__Goal__. Give every line of the data again, unchanged, but with no pictures.

__Data__.
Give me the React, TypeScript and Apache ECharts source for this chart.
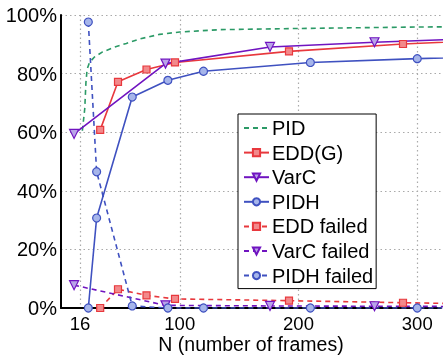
import React, { useEffect, useRef } from "react";
import * as echarts from "echarts";

const xTicks = [16, 100, 200, 300];

const pid = [[18, 60.5], [20, 68], [21, 77], [22, 81.5], [24, 83.8], [28, 85.6], [35, 87.4], [45, 89], [55, 90.3], [66, 91.8], [83, 93.4], [100, 94.2], [134, 95], [200, 95.4], [300, 95.9], [384, 96.1]];
const eddG = [[33, 60.8], [48, 77.2], [72, 81.4], [96, 83.8], [192, 87.6], [288, 90.1], [384, 91.8]];
const varC = [[11, 59.4], [88, 83.4], [176, 89.1], [264, 90.7], [352, 92.0]];
const pidh = [[23, 0], [30, 30.7], [60, 72], [90, 77.7], [120, 80.8], [210, 83.8], [300, 85.1], [390, 86.0]];
const eddFailed = [[33, 0], [48, 6.4], [72, 4.3], [96, 3.1], [192, 2.5], [288, 1.8], [384, 1.2]];
const varCFailed = [[11, 7.8], [88, 0.9], [176, 0.7], [264, 0.6], [352, 0.5]];
const pidhFailed = [[23, 97.6], [30, 46.5], [60, 0.7], [90, 0], [120, 0], [210, 0], [300, 0], [390, 0]];

const GREEN = "#2b9a66";
const RED = "#e8383d";
const RED_FILL = "#f2898b";
const PURPLE = "#7014c0";
const PURPLE_FILL = "#b9a4e8";
const BLUE = "#3f51c0";
const BLUE_FILL = "#a6b5ea";
const FONT = "'Liberation Sans', Arial, sans-serif";
const TRI = "path://M0,0 L10,0 L5,9 Z";

function mk(name: string, data: number[][], color: string, fill: string, symbol: string, size: number, dashed: boolean) {
  return {
    name,
    type: "line",
    data,
    symbol,
    symbolSize: size,
    showSymbol: symbol !== "none",
    clip: true,
    lineStyle: { color, width: 1.6, type: dashed ? [5, 4] : "solid" },
    itemStyle: { color: fill, borderColor: color, borderWidth: 1.2 },
    emphasis: { disabled: true },
  };
}

export default function App() {
  const ref = useRef<HTMLDivElement>(null);
  useEffect(() => {
    const chart = echarts.init(ref.current!, null, { renderer: "svg" });
    chart.setOption({
      animation: false,
      textStyle: { fontFamily: FONT },
      grid: { left: 61, right: 2, top: 15, bottom: 48, containLabel: false, outerBoundsMode: "none" },
      xAxis: {
        type: "value",
        min: 0,
        max: 320,
        name: "N (number of frames)",
        nameLocation: "middle",
        nameGap: 28.3,
        nameMoveOverlap: false,
        nameTextStyle: { fontSize: 19.5, color: "#000", fontFamily: FONT, lineHeight: 16 },
        axisLine: { show: true, lineStyle: { color: "#000", width: 2 } },
        axisTick: { show: false, customValues: xTicks },
        axisLabel: { customValues: xTicks, fontSize: 18.5, lineHeight: 18, color: "#000", margin: 6.3, fontFamily: FONT },
        splitLine: { show: true, lineStyle: { color: "#aaa", width: 1.2, type: [1.5, 3] } },
      },
      yAxis: {
        type: "value",
        min: 0,
        max: 100,
        interval: 20,
        axisLine: { show: true, lineStyle: { color: "#000", width: 2 } },
        axisTick: { show: false },
        axisLabel: { formatter: "{value}%", fontSize: 20, color: "#000", margin: 4, fontFamily: FONT },
        splitLine: { show: true, lineStyle: { color: "#aaa", width: 1.2, type: [1.5, 3] } },
      },
      legend: {
        orient: "vertical",
        left: 238,
        top: 114,
        padding: [4, 3, 3, 5],
        itemGap: 4.6,
        itemWidth: 25,
        itemHeight: 9,
        backgroundColor: "#fff",
        borderColor: "#000",
        borderWidth: 1,
        textStyle: { fontSize: 20, color: "#000", fontFamily: FONT, lineHeight: 20, padding: [0, 0, 0, -2] },
        data: [
          { name: "PID", itemStyle: { color: "rgba(0,0,0,0)", borderColor: "rgba(0,0,0,0)", opacity: 0 } },
          "EDD(G)", "VarC", "PIDH", "EDD failed", "VarC failed", "PIDH failed",
        ],
      },
      series: [
        mk("PID", pid, GREEN, GREEN, "none", 0, true),
        mk("EDD(G)", eddG, RED, RED_FILL, "rect", 7, false),
        mk("VarC", varC, PURPLE, PURPLE_FILL, TRI, 9, false),
        mk("PIDH", pidh, BLUE, BLUE_FILL, "circle", 8, false),
        mk("EDD failed", eddFailed, RED, RED_FILL, "rect", 7, true),
        mk("VarC failed", varCFailed, PURPLE, PURPLE_FILL, TRI, 9, true),
        mk("PIDH failed", pidhFailed, BLUE, BLUE_FILL, "circle", 8, true),
      ],
    });
    return () => chart.dispose();
  }, []);
  return <div ref={ref} style={{ position: "fixed", left: 0, top: 0, width: 443, height: 356 }} />;
}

__Problem solution__.
Give me the React, TypeScript and Apache ECharts source for this chart.
import React, { useEffect, useRef } from "react";
import * as echarts from "echarts";

const xTicks = [16, 100, 200, 300];

const pid = [[18, 60.5], [20, 68], [21, 77], [22, 81.5], [24, 83.8], [28, 85.6], [35, 87.4], [45, 89], [55, 90.3], [66, 91.8], [83, 93.4], [100, 94.2], [134, 95], [200, 95.4], [300, 95.9], [384, 96.1]];
const eddG = [[33, 60.8], [48, 77.2], [72, 81.4], [96, 83.8], [192, 87.6], [288, 90.1], [384, 91.8]];
const varC = [[11, 59.4], [88, 83.4], [176, 89.1], [264, 90.7], [352, 92.0]];
const pidh = [[23, 0], [30, 30.7], [60, 72], [90, 77.7], [120, 80.8], [210, 83.8], [300, 85.1], [390, 86.0]];
const eddFailed = [[33, 0], [48, 6.4], [72, 4.3], [96, 3.1], [192, 2.5], [288, 1.8], [384, 1.2]];
const varCFailed = [[11, 7.8], [88, 0.9], [176, 0.7], [264, 0.6], [352, 0.5]];
const pidhFailed = [[23, 97.6], [30, 46.5], [60, 0.7], [90, 0], [120, 0], [210, 0], [300, 0], [390, 0]];

const GREEN = "#2b9a66";
const RED = "#e8383d";
const RED_FILL = "#f2898b";
const PURPLE = "#7014c0";
const PURPLE_FILL = "#b9a4e8";
const BLUE = "#3f51c0";
const BLUE_FILL = "#a6b5ea";
const FONT = "'Liberation Sans', Arial, sans-serif";
const TRI = "path://M0,0 L10,0 L5,9 Z";

function mk(name: string, data: number[][], color: string, fill: string, symbol: string, size: number, dashed: boolean) {
  return {
    name,
    type: "line",
    data,
    symbol,
    symbolSize: size,
    showSymbol: symbol !== "none",
    clip: true,
    lineStyle: { color, width: 1.6, type: dashed ? [5, 4] : "solid" },
    itemStyle: { color: fill, borderColor: color, borderWidth: 1.2 },
    emphasis: { disabled: true },
  };
}

export default function App() {
  const ref = useRef<HTMLDivElement>(null);
  useEffect(() => {
    const chart = echarts.init(ref.current!, null, { renderer: "svg" });
    chart.setOption({
      animation: false,
      textStyle: { fontFamily: FONT },
      grid: { left: 61, right: 2, top: 15, bottom: 48, containLabel: false, outerBoundsMode: "none" },
      xAxis: {
        type: "value",
        min: 0,
        max: 320,
        name: "N (number of frames)",
        nameLocation: "middle",
        nameGap: 28.3,
        nameMoveOverlap: false,
        nameTextStyle: { fontSize: 19.5, color: "#000", fontFamily: FONT, lineHeight: 16 },
        axisLine: { show: true, lineStyle: { color: "#000", width: 2 } },
        axisTick: { show: false, customValues: xTicks },
        axisLabel: { customValues: xTicks, fontSize: 18.5, lineHeight: 18, color: "#000", margin: 6.3, fontFamily: FONT },
        splitLine: { show: true, lineStyle: { color: "#aaa", width: 1.2, type: [1.5, 3] } },
      },
      yAxis: {
        type: "value",
        min: 0,
        max: 100,
        interval: 20,
        axisLine: { show: true, lineStyle: { color: "#000", width: 2 } },
        axisTick: { show: false },
        axisLabel: { formatter: "{value}%", fontSize: 20, color: "#000", margin: 4, fontFamily: FONT },
        splitLine: { show: true, lineStyle: { color: "#aaa", width: 1.2, type: [1.5, 3] } },
      },
      legend: {
        orient: "vertical",
        left: 238,
        top: 114,
        padding: [4, 3, 3, 5],
        itemGap: 4.6,
        itemWidth: 25,
        itemHeight: 9,
        backgroundColor: "#fff",
        borderColor: "#000",
        borderWidth: 1,
        textStyle: { fontSize: 20, color: "#000", fontFamily: FONT, lineHeight: 20, padding: [0, 0, 0, -2] },
        data: [
          { name: "PID", itemStyle: { color: "rgba(0,0,0,0)", borderColor: "rgba(0,0,0,0)", opacity: 0 } },
          "EDD(G)", "VarC", "PIDH", "EDD failed", "VarC failed", "PIDH failed",
        ],
      },
      series: [
        mk("PID", pid, GREEN, GREEN, "none", 0, true),
        mk("EDD(G)", eddG, RED, RED_FILL, "rect", 7, false),
        mk("VarC", varC, PURPLE, PURPLE_FILL, TRI, 9, false),
        mk("PIDH", pidh, BLUE, BLUE_FILL, "circle", 8, false),
        mk("EDD failed", eddFailed, RED, RED_FILL, "rect", 7, true),
        mk("VarC failed", varCFailed, PURPLE, PURPLE_FILL, TRI, 9, true),
        mk("PIDH failed", pidhFailed, BLUE, BLUE_FILL, "circle", 8, true),
      ],
    });
    return () => chart.dispose();
  }, []);
  return <div ref={ref} style={{ position: "fixed", left: 0, top: 0, width: 443, height: 356 }} />;
}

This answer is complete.